» STATED TASK: Retype every line from the start of the data down to and including the line with "for x in c)". Skip the pictures.

** Start **

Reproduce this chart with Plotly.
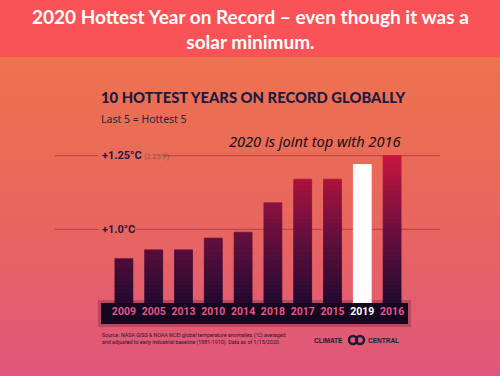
import base64
import numpy as np
import plotly.graph_objects as go

# ---------------- data ----------------
years = ["2009", "2005", "2013", "2010", "2014", "2018", "2017", "2015", "2019", "2016"]
anomaly_c = [0.90, 0.93, 0.93, 0.97, 0.99, 1.09, 1.17, 1.17, 1.22, 1.25]
highlight_year = "2019"
ref_levels = [1.0, 1.25]
ref_labels = ["+1.0°C", "+1.25°C"]
ref_sub = ["", "(2.25°F)"]

W, H = 500, 376
L, R, T, B = 109, 93, 150, 73
PW, PH = W - L - R, H - T - B
Y_RANGE = [0.7497, 1.2694]


def px(xp):
    return (xp - L) / PW


def py(yp):
    return (H - B - yp) / PH


# background (banner + vertical gradient) as an SVG layout image
svg = f"""<svg xmlns='http://www.w3.org/2000/svg' width='{W}' height='{H}' viewBox='0 0 {W} {H}' preserveAspectRatio='none'>
<defs><linearGradient id='g' x1='0' y1='0' x2='0' y2='1'>
<stop offset='0' stop-color='#ED724E'/><stop offset='0.5' stop-color='#E8665E'/><stop offset='1' stop-color='#E1567B'/>
</linearGradient></defs>
<rect x='0' y='57' width='{W}' height='{H-57}' fill='url(#g)'/>
<rect x='0' y='0' width='{W}' height='57' fill='#F95257'/>
</svg>"""
bg_src = "data:image/svg+xml;base64," + base64.b64encode(svg.encode()).decode()


def bar_color(v):
    stops = [(0.75, (34, 10, 48)), (1.00, (108, 15, 62)), (1.25, (200, 21, 61))]
    if v <= stops[0][0]:
        c = stops[0][1]
    elif v >= stops[-1][0]:
        c = stops[-1][1]
    else:
        for (a, ca), (b, cb) in zip(stops[:-1], stops[1:]):
            if a <= v <= b:
                t = (v - a) / (b - a)
                c = tuple(ca[k] + (cb[k] - ca[k]) * t for k in range(3))
                break
    return "rgb(%d,%d,%d)" % tuple(int(round(x)) for x in c)


fig = go.Figure()
levels = np.linspace(0.70, 1.26, 41)
for lo, hi in zip(levels[:-1], levels[1:]):
    heights = [(min(v, hi) - lo) if v > lo + 1e-9 else None for v in anomaly_c]
    col = bar_color((lo + hi) / 2)
    colors = ["#FFFFFF" if y == highlight_year else col for y in years]
    if all(h is None for h in heights):
        continue
    fig.add_trace(go.Bar(
        x=years, y=heights, base=lo, width=0.6,
        marker=dict(color=colors, line=dict(width=0.8, color=colors)),
        showlegend=False, hoverinfo="skip",
    ))

CF = "Roboto, Lato, sans-serif"

shapes = []
# gridlines with gaps for labels
grid_col = "rgba(170,50,55,0.6)"
gaps = {1.25: (98, 163), 1.0: (98, 134)}
for lvl in ref_levels:
    g0, g1 = gaps[lvl]
    for a, b in [(55, g0), (g1, 440)]:
        shapes.append(dict(type="line", layer="below", xref="paper", yref="y",
                           x0=px(a), x1=px(b), y0=lvl, y1=lvl,
                           line=dict(color=grid_col, width=1.3)))
# label band + shadow
shapes.append(dict(type="rect", layer="below", xref="paper", yref="paper",
                   x0=px(98), x1=px(411), y0=py(300), y1=py(327),
                   fillcolor="rgba(40,5,30,0.22)", line=dict(width=0)))
shapes.append(dict(type="rect", layer="below", xref="paper", yref="paper",
                   x0=px(101), x1=px(408), y0=py(303), y1=py(324),
                   fillcolor="#14071F", line=dict(width=0)))
# logo rings
for cx in (353, 360):
    shapes.append(dict(type="circle", layer="above", xref="paper", yref="paper",
                       x0=px(cx - 4), x1=px(cx + 4), y0=py(344), y1=py(336),
                       line=dict(color="#1E1A3C", width=2.5)))

ann = []
ann.append(dict(text="2020 Hottest Year on Record – even though it was a<br>solar minimum.",
                xref="paper", yref="paper", x=px(250), y=py(29), xanchor="center", yanchor="middle",
                showarrow=False, align="center",
                font=dict(family="Lato, Noto Sans, sans-serif", size=19, color="#FFFFFF", weight="bold")))
ann.append(dict(text="10 HOTTEST YEARS ON RECORD GLOBALLY",
                xref="paper", yref="paper", x=px(99), y=py(97), xanchor="left", yanchor="middle",
                showarrow=False,
                font=dict(family="Lato, Roboto, sans-serif", size=14.8, color="#1B1A40", weight=900)))
ann.append(dict(text="Last 5 = Hottest 5",
                xref="paper", yref="paper", x=px(99), y=py(119), xanchor="left", yanchor="middle",
                showarrow=False,
                font=dict(family="Noto Sans, sans-serif", size=10.5, color="#2A1F3F")))
ann.append(dict(text="<i>2020 is joint top with 2016</i>",
                xref="paper", yref="paper", x=px(227), y=py(141), xanchor="left", yanchor="middle",
                showarrow=False,
                font=dict(family="Noto Sans, sans-serif", size=14.6, color="#111111")))
for lvl, lab, sub in zip(ref_levels, ref_labels, ref_sub):
    txt = f"<b>{lab}</b>"
    if sub:
        txt += f" <span style='font-size:7px;color:#8C4A52'>{sub}</span>"
    ann.append(dict(text=txt, xref="paper", yref="y", x=px(100), y=lvl,
                    xanchor="left", yanchor="middle", showarrow=False,
                    font=dict(family=CF, size=11, color="#1B1A40")))
ann.append(dict(text="Source: NASA GISS & NOAA NCEI global temperature anomalies (°C) averaged<br>"
                     "and adjusted to early industrial baseline (1881-1910). Data as of 1/15/2020.",
                xref="paper", yref="paper", x=px(100), y=py(339), xanchor="left", yanchor="middle",
                showarrow=False, align="left",
                font=dict(family=CF, size=5.3, color="#2A1530")))
ann.append(dict(text="<b>CLIMATE</b>", xref="paper", yref="paper", x=px(345), y=py(340),
                xanchor="right", yanchor="middle", showarrow=False,
                font=dict(family="Liberation Sans, sans-serif", size=6.5, color="#1E1A3C")))
ann.append(dict(text="<b>CENTRAL</b>", xref="paper", yref="paper", x=px(366), y=py(340),
                xanchor="left", yanchor="middle", showarrow=False,
                font=dict(family="Liberation Sans, sans-serif", size=6.5, color="#1E1A3C")))

ticktext = [f"<span style='color:#FFFFFF'>{y}</span>" if y == highlight_year else y for y in years]

fig.update_layout(
    width=W, height=H,
    margin=dict(l=L, r=R, t=T, b=B, pad=0, autoexpand=False),
    paper_bgcolor="#E8665E", plot_bgcolor="rgba(0,0,0,0)",
    barmode="overlay",
    shapes=shapes, annotations=ann,
    images=[dict(source=bg_src, xref="paper", yref="paper", x=-L / PW, y=1 + T / PH,
                 sizex=W / PW, sizey=H / PH, xanchor="left", yanchor="top",
                 sizing="stretch", layer="below")],
    xaxis=dict(type="category", categoryorder="array", categoryarray=years,
               tickvals=years, ticktext=ticktext, showgrid=False, showline=False,
               zeroline=False, ticks="", tickangle=0, fixedrange=True, automargin=False,
               tickfont=dict(family=CF, size=10.5, color="#E8558A", weight="bold")),
    yaxis=dict(range=Y_RANGE, visible=False, showgrid=False, fixedrange=True),
    showlegend=False,
)

fig.write_html("out.html", config={"displayModeBar": False},
               post_script="document.body.style.margin='0px';")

** End **

» EXERCISE ANSWER:
Reproduce this chart with Plotly.
import base64
import numpy as np
import plotly.graph_objects as go

# ---------------- data ----------------
years = ["2009", "2005", "2013", "2010", "2014", "2018", "2017", "2015", "2019", "2016"]
anomaly_c = [0.90, 0.93, 0.93, 0.97, 0.99, 1.09, 1.17, 1.17, 1.22, 1.25]
highlight_year = "2019"
ref_levels = [1.0, 1.25]
ref_labels = ["+1.0°C", "+1.25°C"]
ref_sub = ["", "(2.25°F)"]

W, H = 500, 376
L, R, T, B = 109, 93, 150, 73
PW, PH = W - L - R, H - T - B
Y_RANGE = [0.7497, 1.2694]


def px(xp):
    return (xp - L) / PW


def py(yp):
    return (H - B - yp) / PH


# background (banner + vertical gradient) as an SVG layout image
svg = f"""<svg xmlns='http://www.w3.org/2000/svg' width='{W}' height='{H}' viewBox='0 0 {W} {H}' preserveAspectRatio='none'>
<defs><linearGradient id='g' x1='0' y1='0' x2='0' y2='1'>
<stop offset='0' stop-color='#ED724E'/><stop offset='0.5' stop-color='#E8665E'/><stop offset='1' stop-color='#E1567B'/>
</linearGradient></defs>
<rect x='0' y='57' width='{W}' height='{H-57}' fill='url(#g)'/>
<rect x='0' y='0' width='{W}' height='57' fill='#F95257'/>
</svg>"""
bg_src = "data:image/svg+xml;base64," + base64.b64encode(svg.encode()).decode()


def bar_color(v):
    stops = [(0.75, (34, 10, 48)), (1.00, (108, 15, 62)), (1.25, (200, 21, 61))]
    if v <= stops[0][0]:
        c = stops[0][1]
    elif v >= stops[-1][0]:
        c = stops[-1][1]
    else:
        for (a, ca), (b, cb) in zip(stops[:-1], stops[1:]):
            if a <= v <= b:
                t = (v - a) / (b - a)
                c = tuple(ca[k] + (cb[k] - ca[k]) * t for k in range(3))
                break
    return "rgb(%d,%d,%d)" % tuple(int(round(x)) for x in c)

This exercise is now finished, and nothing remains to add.